• [Exercise data]:

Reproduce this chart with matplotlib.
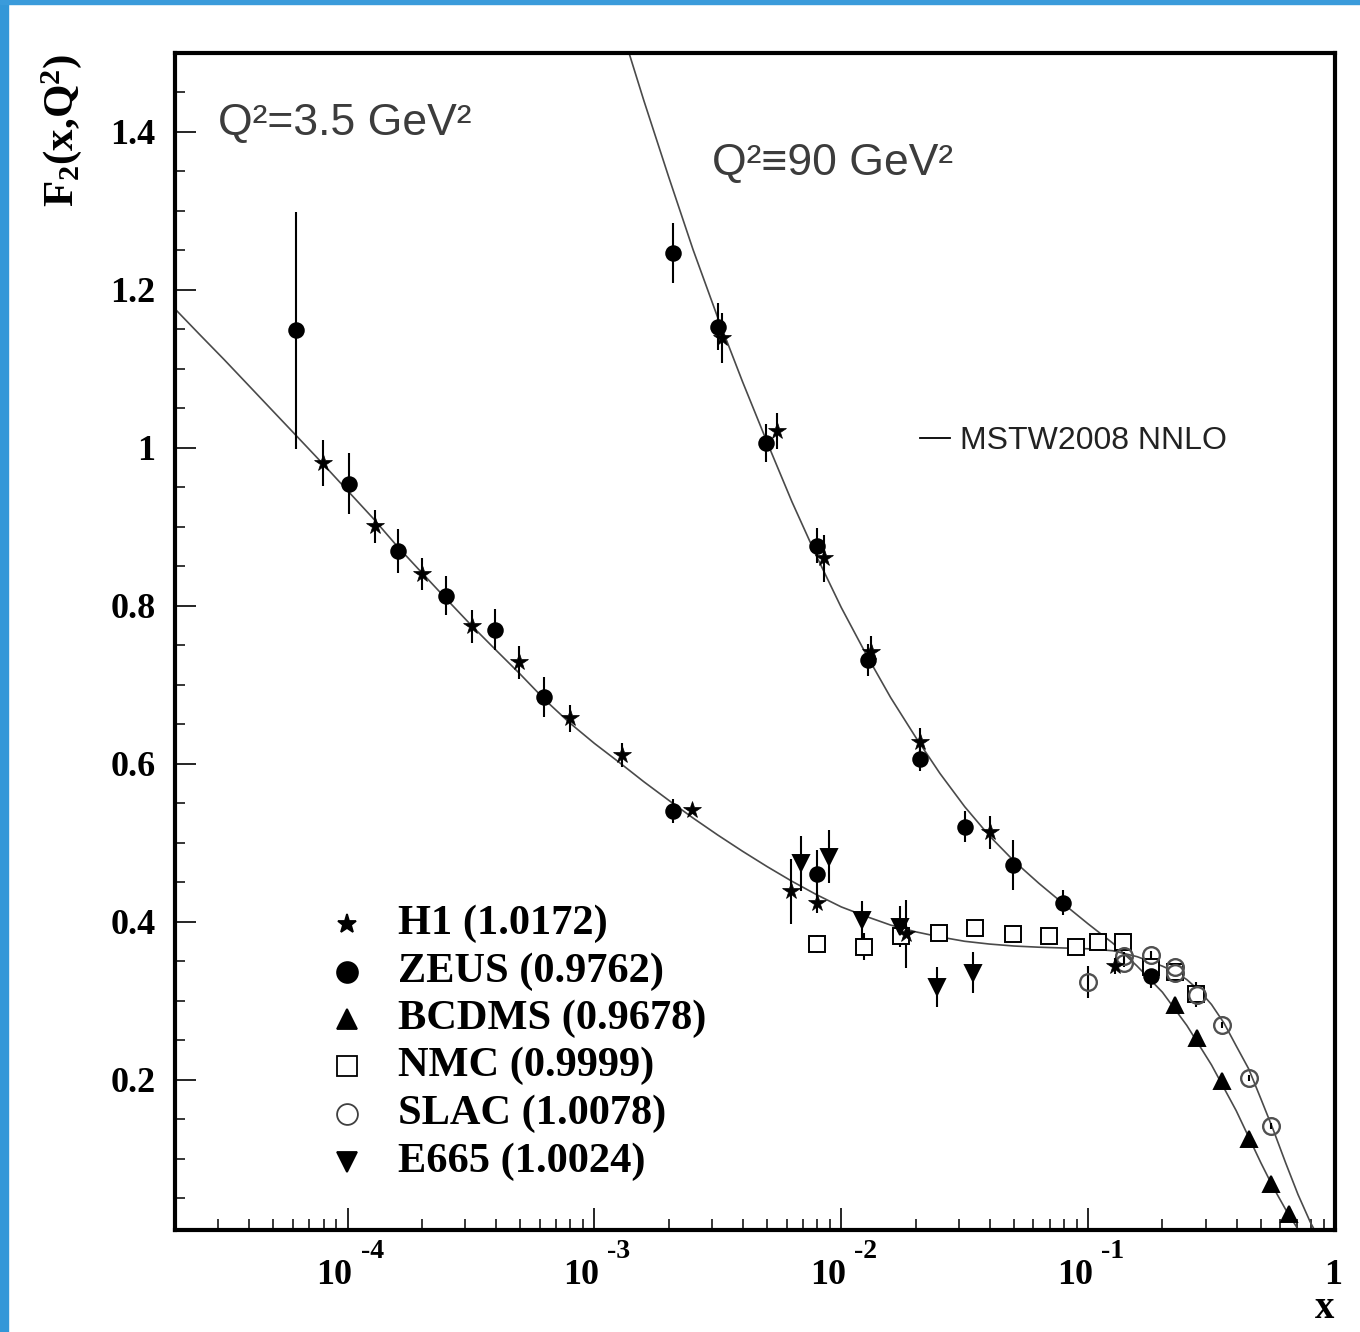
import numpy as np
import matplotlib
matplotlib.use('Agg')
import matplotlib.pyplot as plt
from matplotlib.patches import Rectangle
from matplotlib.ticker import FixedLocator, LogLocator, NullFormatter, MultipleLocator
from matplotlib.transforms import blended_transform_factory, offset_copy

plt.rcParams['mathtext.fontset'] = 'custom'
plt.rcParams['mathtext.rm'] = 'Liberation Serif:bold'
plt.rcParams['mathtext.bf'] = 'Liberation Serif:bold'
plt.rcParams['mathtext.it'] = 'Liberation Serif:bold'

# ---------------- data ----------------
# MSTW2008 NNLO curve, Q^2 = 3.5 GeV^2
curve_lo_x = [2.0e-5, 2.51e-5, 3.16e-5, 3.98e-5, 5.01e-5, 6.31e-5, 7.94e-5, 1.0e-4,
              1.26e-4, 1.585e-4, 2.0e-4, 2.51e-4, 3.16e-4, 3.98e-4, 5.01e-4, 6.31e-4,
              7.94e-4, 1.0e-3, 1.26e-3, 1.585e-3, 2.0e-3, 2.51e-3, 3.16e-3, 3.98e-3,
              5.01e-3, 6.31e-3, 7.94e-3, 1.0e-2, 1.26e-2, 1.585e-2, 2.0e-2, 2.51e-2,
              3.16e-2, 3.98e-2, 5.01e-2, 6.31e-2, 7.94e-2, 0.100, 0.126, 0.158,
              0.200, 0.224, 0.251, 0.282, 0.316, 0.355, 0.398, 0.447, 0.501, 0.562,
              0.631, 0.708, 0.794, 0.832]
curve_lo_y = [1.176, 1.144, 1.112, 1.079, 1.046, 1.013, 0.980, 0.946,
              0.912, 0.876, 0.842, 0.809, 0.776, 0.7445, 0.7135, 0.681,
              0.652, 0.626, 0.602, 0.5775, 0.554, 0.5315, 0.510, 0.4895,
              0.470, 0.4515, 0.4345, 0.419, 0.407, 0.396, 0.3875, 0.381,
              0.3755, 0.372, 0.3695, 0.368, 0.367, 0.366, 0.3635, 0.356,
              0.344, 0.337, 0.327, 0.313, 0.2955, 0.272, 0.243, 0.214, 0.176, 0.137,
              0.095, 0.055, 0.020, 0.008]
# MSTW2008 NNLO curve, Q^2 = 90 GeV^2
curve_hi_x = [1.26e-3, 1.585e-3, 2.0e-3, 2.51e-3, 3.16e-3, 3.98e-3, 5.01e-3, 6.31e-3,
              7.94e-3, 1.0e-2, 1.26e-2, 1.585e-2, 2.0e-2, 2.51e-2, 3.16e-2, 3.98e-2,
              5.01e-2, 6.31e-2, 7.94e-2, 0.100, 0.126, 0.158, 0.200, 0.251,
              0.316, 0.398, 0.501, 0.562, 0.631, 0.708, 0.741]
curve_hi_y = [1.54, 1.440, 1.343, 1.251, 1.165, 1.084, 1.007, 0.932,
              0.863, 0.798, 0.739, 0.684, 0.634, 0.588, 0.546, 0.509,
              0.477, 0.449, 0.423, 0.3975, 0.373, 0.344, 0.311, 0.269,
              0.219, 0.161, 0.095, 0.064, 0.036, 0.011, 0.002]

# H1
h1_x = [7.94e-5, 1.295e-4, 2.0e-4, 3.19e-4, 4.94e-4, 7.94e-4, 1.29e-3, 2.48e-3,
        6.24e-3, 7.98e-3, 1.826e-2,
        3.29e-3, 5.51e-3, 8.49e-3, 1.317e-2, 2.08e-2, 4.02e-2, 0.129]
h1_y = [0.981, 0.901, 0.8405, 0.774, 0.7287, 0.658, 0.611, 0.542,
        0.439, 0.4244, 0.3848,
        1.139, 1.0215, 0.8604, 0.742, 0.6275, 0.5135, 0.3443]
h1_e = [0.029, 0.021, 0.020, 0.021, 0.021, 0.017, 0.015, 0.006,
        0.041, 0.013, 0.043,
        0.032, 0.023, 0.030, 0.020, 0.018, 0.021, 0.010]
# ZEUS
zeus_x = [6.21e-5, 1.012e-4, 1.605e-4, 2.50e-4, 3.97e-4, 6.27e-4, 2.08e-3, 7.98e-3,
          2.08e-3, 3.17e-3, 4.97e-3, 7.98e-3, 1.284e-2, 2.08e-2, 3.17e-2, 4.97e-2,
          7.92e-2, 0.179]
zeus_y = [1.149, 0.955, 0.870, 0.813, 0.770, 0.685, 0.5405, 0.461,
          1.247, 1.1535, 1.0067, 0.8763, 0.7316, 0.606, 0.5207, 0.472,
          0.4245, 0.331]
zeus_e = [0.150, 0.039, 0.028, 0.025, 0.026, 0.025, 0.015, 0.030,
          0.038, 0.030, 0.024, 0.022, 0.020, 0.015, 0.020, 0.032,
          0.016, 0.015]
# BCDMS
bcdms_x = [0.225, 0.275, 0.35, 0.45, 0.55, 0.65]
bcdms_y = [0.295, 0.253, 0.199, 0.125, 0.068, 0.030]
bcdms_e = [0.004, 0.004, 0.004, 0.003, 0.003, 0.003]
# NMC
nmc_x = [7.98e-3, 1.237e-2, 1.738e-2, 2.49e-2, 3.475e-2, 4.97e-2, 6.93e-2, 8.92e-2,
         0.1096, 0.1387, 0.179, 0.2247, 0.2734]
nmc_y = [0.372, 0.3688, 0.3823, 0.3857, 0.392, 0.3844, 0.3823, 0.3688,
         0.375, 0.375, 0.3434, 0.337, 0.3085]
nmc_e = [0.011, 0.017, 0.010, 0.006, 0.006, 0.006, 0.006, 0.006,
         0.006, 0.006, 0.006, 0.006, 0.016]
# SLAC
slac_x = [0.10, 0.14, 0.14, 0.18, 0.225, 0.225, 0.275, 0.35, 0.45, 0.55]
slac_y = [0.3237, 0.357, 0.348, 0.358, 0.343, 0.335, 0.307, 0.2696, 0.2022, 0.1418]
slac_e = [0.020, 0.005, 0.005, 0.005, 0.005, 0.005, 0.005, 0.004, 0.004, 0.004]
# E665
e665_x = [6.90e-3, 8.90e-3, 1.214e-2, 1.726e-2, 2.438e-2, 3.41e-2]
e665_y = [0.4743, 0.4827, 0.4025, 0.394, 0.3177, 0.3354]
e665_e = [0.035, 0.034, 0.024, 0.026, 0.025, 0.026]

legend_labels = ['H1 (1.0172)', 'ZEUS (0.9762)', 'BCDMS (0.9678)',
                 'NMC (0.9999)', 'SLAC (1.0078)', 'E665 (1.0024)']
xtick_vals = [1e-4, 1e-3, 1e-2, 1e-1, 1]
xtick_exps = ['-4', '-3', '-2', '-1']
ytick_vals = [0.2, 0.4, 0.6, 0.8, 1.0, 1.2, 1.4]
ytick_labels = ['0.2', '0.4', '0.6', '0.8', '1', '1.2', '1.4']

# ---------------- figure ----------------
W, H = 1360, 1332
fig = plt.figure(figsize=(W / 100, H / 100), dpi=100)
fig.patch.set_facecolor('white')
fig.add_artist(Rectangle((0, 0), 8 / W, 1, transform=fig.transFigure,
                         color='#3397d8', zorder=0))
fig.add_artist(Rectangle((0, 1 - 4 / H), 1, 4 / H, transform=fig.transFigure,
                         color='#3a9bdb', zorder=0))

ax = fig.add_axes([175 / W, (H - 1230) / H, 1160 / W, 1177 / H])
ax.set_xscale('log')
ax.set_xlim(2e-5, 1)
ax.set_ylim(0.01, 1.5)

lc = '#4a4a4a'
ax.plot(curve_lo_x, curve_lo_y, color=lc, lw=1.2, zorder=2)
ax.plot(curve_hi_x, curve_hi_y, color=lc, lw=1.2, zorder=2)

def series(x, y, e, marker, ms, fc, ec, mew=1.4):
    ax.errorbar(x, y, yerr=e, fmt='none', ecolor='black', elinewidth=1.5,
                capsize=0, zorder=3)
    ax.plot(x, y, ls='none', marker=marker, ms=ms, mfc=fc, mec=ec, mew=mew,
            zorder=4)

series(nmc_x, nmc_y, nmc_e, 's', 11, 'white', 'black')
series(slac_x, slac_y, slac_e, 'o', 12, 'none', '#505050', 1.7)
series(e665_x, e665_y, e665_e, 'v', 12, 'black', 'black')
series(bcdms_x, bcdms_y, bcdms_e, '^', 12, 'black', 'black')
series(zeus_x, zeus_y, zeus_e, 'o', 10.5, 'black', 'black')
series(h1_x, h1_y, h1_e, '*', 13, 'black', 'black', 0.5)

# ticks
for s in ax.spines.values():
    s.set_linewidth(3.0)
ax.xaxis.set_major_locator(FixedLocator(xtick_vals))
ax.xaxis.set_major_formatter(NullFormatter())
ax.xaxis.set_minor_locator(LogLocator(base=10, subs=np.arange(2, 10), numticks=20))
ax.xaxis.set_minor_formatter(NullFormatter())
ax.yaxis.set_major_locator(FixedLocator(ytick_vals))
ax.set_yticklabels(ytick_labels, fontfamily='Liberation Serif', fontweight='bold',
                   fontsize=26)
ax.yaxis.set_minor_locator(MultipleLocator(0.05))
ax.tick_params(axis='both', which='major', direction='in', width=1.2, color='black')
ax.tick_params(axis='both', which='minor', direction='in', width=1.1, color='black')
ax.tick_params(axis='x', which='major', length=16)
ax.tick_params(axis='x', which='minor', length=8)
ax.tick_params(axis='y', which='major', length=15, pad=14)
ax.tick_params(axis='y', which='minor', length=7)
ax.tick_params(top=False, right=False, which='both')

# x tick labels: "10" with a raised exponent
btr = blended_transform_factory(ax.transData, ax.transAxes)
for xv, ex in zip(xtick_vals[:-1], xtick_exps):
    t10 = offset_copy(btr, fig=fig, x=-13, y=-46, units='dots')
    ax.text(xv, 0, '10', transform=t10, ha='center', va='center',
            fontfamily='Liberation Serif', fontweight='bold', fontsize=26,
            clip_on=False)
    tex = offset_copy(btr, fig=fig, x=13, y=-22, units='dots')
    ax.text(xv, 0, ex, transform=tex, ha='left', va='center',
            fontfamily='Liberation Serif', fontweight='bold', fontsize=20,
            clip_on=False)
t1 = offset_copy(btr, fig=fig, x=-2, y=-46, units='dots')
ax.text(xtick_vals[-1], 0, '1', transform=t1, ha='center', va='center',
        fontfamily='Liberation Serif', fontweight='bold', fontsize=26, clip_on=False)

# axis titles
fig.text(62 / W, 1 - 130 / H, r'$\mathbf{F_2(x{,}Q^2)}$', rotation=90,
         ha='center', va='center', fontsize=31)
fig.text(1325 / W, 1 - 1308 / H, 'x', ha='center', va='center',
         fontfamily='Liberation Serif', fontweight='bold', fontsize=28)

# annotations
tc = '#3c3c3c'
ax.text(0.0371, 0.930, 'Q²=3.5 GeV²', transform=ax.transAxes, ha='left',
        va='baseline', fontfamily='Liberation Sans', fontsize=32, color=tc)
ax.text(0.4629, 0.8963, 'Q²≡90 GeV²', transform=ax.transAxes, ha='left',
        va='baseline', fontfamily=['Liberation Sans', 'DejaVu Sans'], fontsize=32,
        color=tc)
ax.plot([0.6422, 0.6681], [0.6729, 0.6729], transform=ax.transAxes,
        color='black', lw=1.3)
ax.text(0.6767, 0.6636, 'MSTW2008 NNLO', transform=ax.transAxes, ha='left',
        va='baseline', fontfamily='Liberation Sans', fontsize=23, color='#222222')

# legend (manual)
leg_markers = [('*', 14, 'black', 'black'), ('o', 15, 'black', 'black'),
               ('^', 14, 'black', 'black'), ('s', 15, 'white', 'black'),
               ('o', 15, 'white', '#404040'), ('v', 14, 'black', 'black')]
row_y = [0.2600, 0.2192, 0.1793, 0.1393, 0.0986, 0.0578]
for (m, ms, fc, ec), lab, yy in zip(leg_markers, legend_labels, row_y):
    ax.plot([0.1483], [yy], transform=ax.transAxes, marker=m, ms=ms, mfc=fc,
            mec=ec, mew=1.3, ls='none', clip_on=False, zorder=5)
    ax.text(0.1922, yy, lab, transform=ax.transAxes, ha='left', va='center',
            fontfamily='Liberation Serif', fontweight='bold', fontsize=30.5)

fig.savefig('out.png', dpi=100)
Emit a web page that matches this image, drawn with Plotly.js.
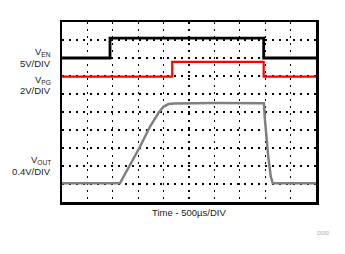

• [Task goal]:
Take the lines above from the top of the records through the one with "plt.rcParams['mathtext.it'] = 'Liberation" and repeat them exactly, without any pictures.

• [Output of the exercise]:
Reproduce this chart with matplotlib.
import numpy as np
import matplotlib
matplotlib.use('Agg')
import matplotlib.pyplot as plt
from matplotlib.patches import Rectangle
from matplotlib.ticker import FixedLocator, LogLocator, NullFormatter, MultipleLocator
from matplotlib.transforms import blended_transform_factory, offset_copy

plt.rcParams['mathtext.fontset'] = 'custom'
plt.rcParams['mathtext.rm'] = 'Liberation Serif:bold'
plt.rcParams['mathtext.bf'] = 'Liberation Serif:bold'
plt.rcParams['mathtext.it'] = 'Liberation Serif:bold'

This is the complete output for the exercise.